(Reuters) - A U.S. federal judge on Thursday blocked abortion restrictions in Alabama that limit how close clinics can be to public schools and ban a procedure used to terminate pregnancies in the second trimester.
Judge Myron Thompson in the District Court for the Middle District of Alabama issued a preliminary injunction, ruling that the laws are likely to be found unconstitutional, according to online court records.
The school-proximity law bans clinics within 2,000 feet of a K-8 public school.
Thompson wrote the law would likely force the closing of clinics in Huntsville and Tuscaloosa, where the majority of abortions in the state are performed, causing an undue burden for women seeking an abortion and other services.

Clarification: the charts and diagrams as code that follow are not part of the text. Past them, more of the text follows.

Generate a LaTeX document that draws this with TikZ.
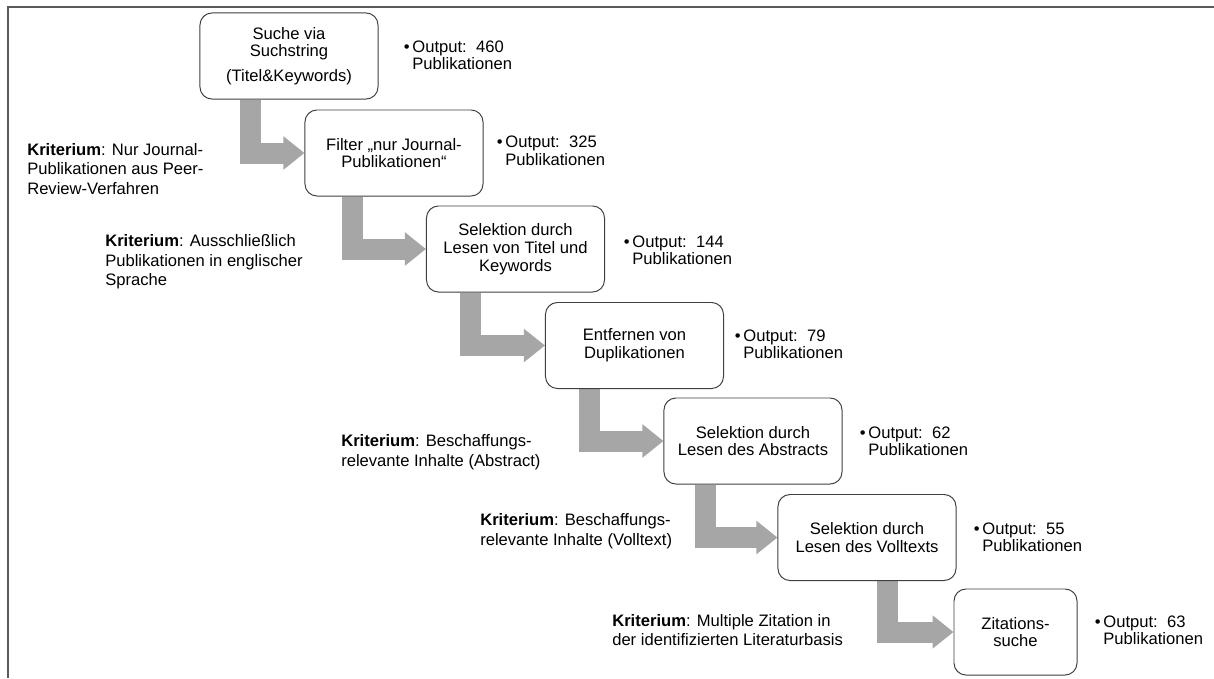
\documentclass[tikz,border=0pt]{standalone}
\usepackage{fontspec}
\setmainfont{Liberation Sans}
\usepackage{tikz}
\usetikzlibrary{arrows.meta,shapes,backgrounds,calc}

\definecolor{arrowgray}{HTML}{A6A6A6}
\definecolor{boxline}{HTML}{404040}
\definecolor{framegray}{HTML}{5A5A5A}
\newcommand{\outp}[1]{\textbullet\hspace{2pt}Output:\ \ #1\\\phantom{\textbullet}\hspace{2pt}Publikationen}

\begin{document}
\begin{tikzpicture}[x=0.025cm,y=-0.025cm]
	  \tikzstyle{stage}=[rectangle,rounded corners=0.3cm,draw=boxline,line width=0.7pt,fill=white,
				  minimum width=4.45cm,minimum height=2.15cm,align=center,inner sep=2pt,
				  font=\fontsize{11.8}{12.6}\selectfont]
	  \tikzstyle{output}=[anchor=west,align=left,inner sep=0pt,font=\fontsize{11.8}{12.4}\selectfont]
	  \tikzstyle{criterion}=[anchor=west,align=left,inner sep=0pt,font=\fontsize{11.8}{14}\selectfont]
	  \tikzstyle{flow}=[draw=arrowgray,line width=0.525cm,-{Triangle[length=0.525cm,width=0.8cm]}]

		\useasboundingbox (0,0) rectangle (1214,678);

		\node[stage] (s1) at (289,56) {Suche via\\Suchstring\\[5pt](Titel\&Keywords)};
		\node[stage] (s2) at (394,153) {Filter „nur Journal-\\Publikationen“};
		\node[stage] (s3) at (515.5,249) {Selektion durch\\Lesen von Titel und\\Keywords};
		\node[stage] (s4) at (634.5,345.5) {Entfernen von\\Duplikationen};
		\node[stage] (s5) at (753,441) {Selektion durch\\Lesen des Abstracts};
		\node[stage] (s6) at (867,537.5) {Selektion durch\\Lesen des Volltexts};
		\node[stage,minimum width=3.075cm] (s7) at (1015.5,632) {Zitations-\\suche};

		\node[output] (o1) at (403.5,55.5) {\outp{460}};
		\node[output] (o2) at (496.5,151) {\outp{325}};
		\node[output] (o3) at (623.5,250.5) {\outp{144}};
		\node[output] (o4) at (734.5,344.5) {\outp{79}};
		\node[output] (o5) at (859.5,441.5) {\outp{62}};
		\node[output] (o6) at (973.5,537) {\outp{55}};
		\node[output] (o7) at (1094.5,630.5) {\outp{63}};

		\node[criterion] (k1) at (27,169) {\textbf{Kriterium}: Nur Journal-\\Publikationen aus Peer-\\Review-Verfahren};
		\node[criterion] (k2) at (105,262) {\textbf{Kriterium}: Ausschließlich\\Publikationen in englischer\\Sprache};
		\node[criterion] (k3) at (341,452) {\textbf{Kriterium}: Beschaffungs-\\relevante Inhalte (Abstract)};
		\node[criterion] (k4) at (480,531) {\textbf{Kriterium}: Beschaffungs-\\relevante Inhalte (Volltext)};
		\node[criterion] (k5) at (612,630) {\textbf{Kriterium}: Multiple Zitation in\\der identifizierten Literaturbasis};

		\begin{scope}[on background layer]
		\draw[line width=1.4pt,framegray] (1214,7) -| (8,678);
		\draw[flow] ($(s1.south west)+(51,0)$) |- (s2.west);
		\draw[flow] ($(s2.south west)+(48.5,0)$) |- (s3.west);
		\draw[flow] ($(s3.south west)+(45,0)$) |- (s4.west);
		\draw[flow] ($(s4.south west)+(45,0)$) |- (s5.west);
		\draw[flow] ($(s5.south west)+(42,0)$) |- (s6.west);
		\draw[flow] ($(s6.south west)+(110,0)$) |- (s7.west);
		\end{scope}
		
	\end{tikzpicture}
\end{document}
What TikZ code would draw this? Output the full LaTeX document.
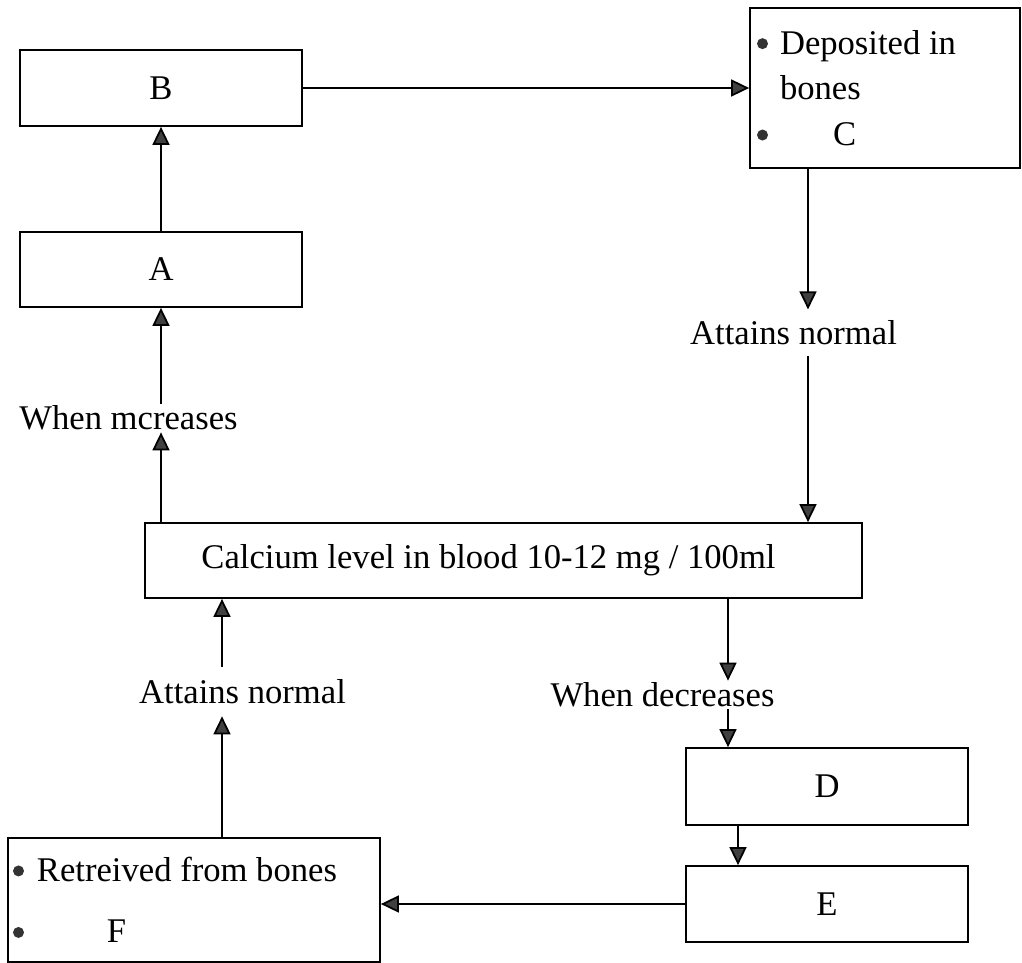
\documentclass[tikz,border=0pt]{standalone}
\usepackage{fontspec}
\setmainfont{Liberation Serif}
\usetikzlibrary{arrows.meta, positioning}
\tikzset{
    box/.style={draw, line width=1pt, inner sep=0pt, minimum width=5.64cm, minimum height=1.52cm, align=center},
    lbl/.style={inner xsep=0pt, inner ysep=1pt},
    flow/.style={line width=1pt, -{Triangle[width=0.34cm, length=0.36cm, fill=black!75]}}
}
\newcommand{\blt}{\tikz[baseline=0pt]\fill[black!80] (0.11,0.21) circle (0.11);}

\begin{document}
\begin{tikzpicture}[font=\fontsize{19.7}{26}\selectfont]
    \useasboundingbox (0,0) rectangle (20.44,-19.26);
    % boxes
    \node[box] (B) at (3.22,-1.76) {B};
    \node[box, minimum height=1.5cm] (A) at (3.22,-5.39) {A};
    \node[box, minimum width=5.4cm, minimum height=3.2cm, inner xsep=0.14cm, text width=5.12cm, align=flush left] (C) at (17.7,-1.76)
        {\blt\hspace{0.24cm}Deposited in\\\hspace*{0.46cm}bones\\\blt\hspace{1.3cm}C};
    \node[box, minimum width=14.34cm, minimum height=1.5cm] (calc) at (10.07,-11.21) {Calcium level in blood 10-12 mg / 100ml\hspace*{0.6cm}};
    \node[box, minimum height=1.54cm] (D) at (16.54,-15.73) {D};
    \node[box] (E) at (16.54,-18.08) {E};
    \node[box, minimum width=7.44cm, minimum height=2.48cm, inner xsep=0.1cm, text width=7.24cm, align=flush left] (F) at (3.88,-18.0)
        {\blt\hspace{0.26cm}Retreived from bones\\[9pt]\blt\hspace{1.66cm}F};
    % labels on the arrows
    \node[lbl] (inc) at (2.57,-8.36) {When mcreases};
    \node[lbl, inner ysep=6pt] (normR) at (15.87,-6.65) {Attains normal};
    \node[lbl, inner ysep=7pt] (normL) at (4.85,-13.83) {Attains normal};
    \node[lbl] (dec) at (13.25,-13.9) {When decreases};
    \coordinate (xc) at (16.16,0);
    \coordinate (xd) at (14.56,0);
    \coordinate (xe) at (14.76,0);
    \coordinate (xf) at (4.44,0);
    % arrows
    \draw[flow] (A |- calc.north) -- (A |- inc.south);
    \draw[flow] (A |- inc.north) -- (A.south);
    \draw[flow] (A.north) -- (B.south);
    \draw[flow] (B.east) -- (C.west);
    \draw[flow] (C.south -| xc) -- (normR.north -| xc);
    \draw[flow] (normR.south -| xc) -- (calc.north -| xc);
    \draw[flow] (calc.south -| xd) -- (dec.north -| xd);
    \draw[flow] (dec.south -| xd) -- (D.north -| xd);
    \draw[flow] (D.south -| xe) -- (E.north -| xe);
    \draw[flow] (E.west) -- (E.west -| F.east);
    \draw[flow] (F.north -| xf) -- (normL.south -| xf);
    \draw[flow] (normL.north -| xf) -- (calc.south -| xf);
\end{tikzpicture}
\end{document}
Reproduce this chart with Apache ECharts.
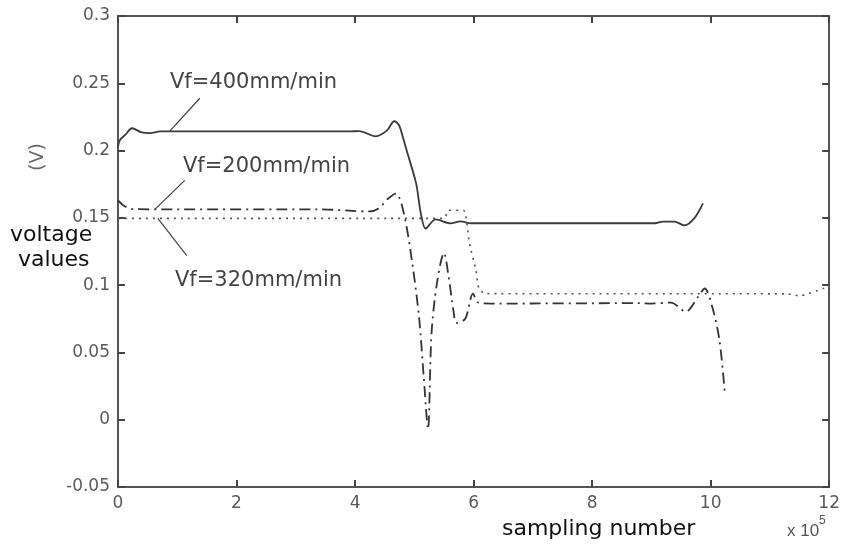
<!DOCTYPE html>
<html>
<head>
<meta charset="utf-8">
<script src="https://cdn.jsdelivr.net/npm/echarts@6/dist/echarts.min.js"></script>
<style>
  html, body { margin: 0; padding: 0; background: #fff; }
  #chart { width: 843px; height: 545px; }
</style>
</head>
<body>
<div id="chart"></div>
<script>
// sampling number (x 10^5) and voltage (V)
const X_TICKS = [0, 2, 4, 6, 8, 10, 12];
const Y_TICKS = [-0.05, 0, 0.05, 0.1, 0.15, 0.2, 0.25, 0.3];

const vf400 = [
  [0, 0.203], [0.03, 0.2077], [0.13, 0.212], [0.235, 0.2166], [0.40, 0.2135],
  [0.54, 0.213], [0.71, 0.2142], [3.90, 0.2142], [4.07, 0.2145], [4.35, 0.2106],
  [4.54, 0.215], [4.66, 0.2218], [4.74, 0.219], [4.82, 0.208], [4.87, 0.2002],
  [5.03, 0.1756], [5.11, 0.1533], [5.19, 0.1421], [5.36, 0.1488], [5.61, 0.1459],
  [5.78, 0.1474], [5.95, 0.146], [9.06, 0.146], [9.19, 0.1472], [9.39, 0.1472],
  [9.56, 0.1444], [9.73, 0.150], [9.87, 0.1607]
];

const vf200 = [
  [0, 0.163], [0.1, 0.159], [0.25, 0.1565], [1.0, 0.1563], [3.4, 0.1563],
  [4.24, 0.1548], [4.40, 0.157], [4.55, 0.164], [4.69, 0.168], [4.82, 0.154],
  [4.96, 0.118], [5.08, 0.076], [5.16, 0.031], [5.23, -0.007], [5.29, 0.064],
  [5.38, 0.101], [5.50, 0.124], [5.58, 0.106], [5.66, 0.081], [5.71, 0.072],
  [5.86, 0.075], [5.99, 0.0937], [6.08, 0.087], [6.3, 0.0863], [8.8, 0.0866],
  [9.0, 0.0863], [9.33, 0.087], [9.58, 0.0803], [9.78, 0.0908], [9.90, 0.0975],
  [10.03, 0.0833], [10.15, 0.0587], [10.24, 0.0193]
];

const vf320 = [
  [0, 0.1496], [5.5, 0.1496], [5.58, 0.1556], [5.83, 0.1556], [5.93, 0.131],
  [6.04, 0.111], [6.09, 0.0975], [6.2, 0.0937], [11.3, 0.0935], [11.5, 0.092],
  [11.9, 0.0975], [12, 0.098]
];

// leader lines from the labels to the curves
const lead400 = [[1.38, 0.2389], [0.874, 0.2144]];
const lead200 = [[1.126, 0.1779], [0.622, 0.1563]];
const lead320 = [[0.672, 0.1496], [1.16, 0.122]];

const chart = echarts.init(document.getElementById('chart'));

const axisLine = { show: true, onZero: false, lineStyle: { color: '#555', width: 2 } };
const axisTick = { show: true, inside: true, length: 7, lineStyle: { color: '#444', width: 2 } };
const tickFont = { color: '#5a5a5a', fontFamily: 'DejaVu Sans', fontSize: 17 };

function leader(coords) {
  return {
    silent: true,
    symbol: 'none',
    label: { show: false },
    lineStyle: { color: '#444', width: 1.2, type: 'solid' },
    data: [[{ coord: coords[0] }, { coord: coords[1] }]]
  };
}

chart.setOption({
  animation: false,
  backgroundColor: '#fff',
  grid: { left: 118, right: 11, top: 16, bottom: 58 },
  xAxis: [
    {
      type: 'value', min: 0, max: 12, interval: 2,
      axisLine, axisTick, splitLine: { show: false },
      axisLabel: { ...tickFont, margin: 8, formatter: v => X_TICKS.includes(v) ? String(v) : '' }
    },
    {
      type: 'value', position: 'top', min: 0, max: 12, interval: 2,
      axisLine, axisTick, splitLine: { show: false }, axisLabel: { show: false }
    }
  ],
  yAxis: [
    {
      type: 'value', min: -0.05, max: 0.3, interval: 0.05,
      axisLine, axisTick, splitLine: { show: false },
      axisLabel: {
        ...tickFont, margin: 8,
        formatter: v => {
          const r = Math.round(v * 100) / 100;
          return Y_TICKS.some(t => Math.abs(t - r) < 1e-9) ? String(r) : '';
        }
      }
    },
    {
      type: 'value', position: 'right', min: -0.05, max: 0.3, interval: 0.05,
      axisLine, axisTick, splitLine: { show: false }, axisLabel: { show: false }
    }
  ],
  series: [
    {
      name: 'Vf=400mm/min', type: 'line', data: vf400, showSymbol: false, smooth: 0.3,
      lineStyle: { color: '#3a3a3a', width: 1.8 },
      markLine: leader(lead400)
    },
    {
      name: 'Vf=200mm/min', type: 'line', data: vf200, showSymbol: false, smooth: 0.3,
      lineStyle: { color: '#333', width: 1.8, type: [11, 5, 2, 5] },
      markLine: leader(lead200)
    },
    {
      name: 'Vf=320mm/min', type: 'line', data: vf320, showSymbol: false, smooth: 0.2,
      lineStyle: { color: '#555', width: 1.6, type: [2, 5] },
      markLine: leader(lead320)
    }
  ],
  graphic: [
    { type: 'text', left: 170, top: 72, style: { text: 'Vf=400mm/min', fill: '#444', font: '21px "DejaVu Sans"' } },
    { type: 'text', left: 183, top: 156, style: { text: 'Vf=200mm/min', fill: '#444', font: '21px "DejaVu Sans"' } },
    { type: 'text', left: 175, top: 270, style: { text: 'Vf=320mm/min', fill: '#444', font: '21px "DejaVu Sans"' } },
    { type: 'text', x: 38, y: 157, rotation: Math.PI / 2,
      style: { text: '(V)', fill: '#666', font: '19px "DejaVu Sans"', align: 'center', verticalAlign: 'middle' } },
    { type: 'text', left: 10, top: 224, style: { text: 'voltage', fill: '#111', font: '22px "DejaVu Sans"' } },
    { type: 'text', left: 18, top: 249, style: { text: 'values', fill: '#111', font: '22px "DejaVu Sans"' } },
    { type: 'text', left: 502, top: 518, style: { text: 'sampling number', fill: '#111', font: '22px "DejaVu Sans"' } },
    { type: 'text', left: 787, top: 523, style: { text: 'x 10', fill: '#555', font: '17px "Liberation Sans"' } },
    { type: 'text', left: 819, top: 515, style: { text: '5', fill: '#555', font: '12px "Liberation Sans"' } }
  ]
});
</script>
</body>
</html>
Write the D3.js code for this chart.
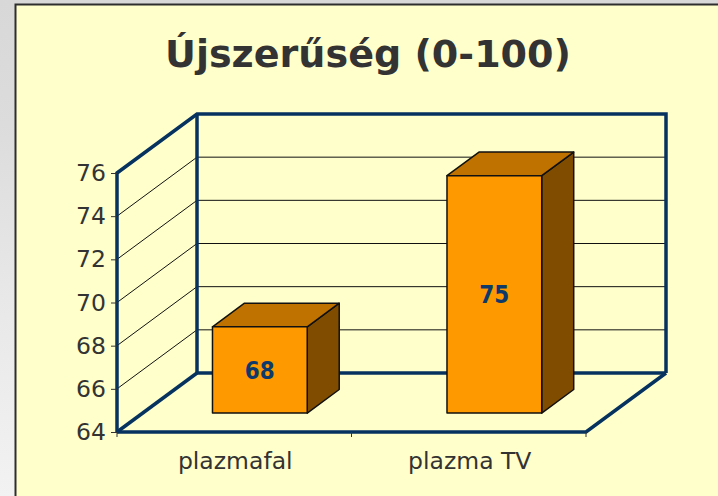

“This burden would become particularly devastating for low-income woman” who would need to arrange lengthy trips to one of the other three clinics in the state for the same services, Thompson wrote.
Thompson wrote that Alabama’s law restricting an abortion method commonly performed in the second trimester of a pregnancy, known as dilation and evacuation, also places an undue burden on women.
The law requires the doctor stop the heart of the fetus before abortion, an “inadequately studied, potentially risky procedure,” he wrote.
The restrictions come amid a wave of laws being adopted by states as conservatives seek to chip away at the U.S. Supreme Court’s landmark 1973 Roe v. Wade decision that legalized abortion.
In June, the U.S. Supreme Court struck down a Texas law imposing strict regulations on facilities that perform abortions.
Under the restrictions, Alabama could be left with three abortion clinics in a state where nearly one million women are of reproductive age, according to the ACLU of Alabama, which filed the lawsuit on behalf of the clinics.
State and ACLU officials were not immediately available for comment.
Alabama Republican Governor Robert Bentley signed the measures into law in May. The laws were to go into effect Aug. 1.
No other states have enacted limits on the proximity of abortion clinics to public schools.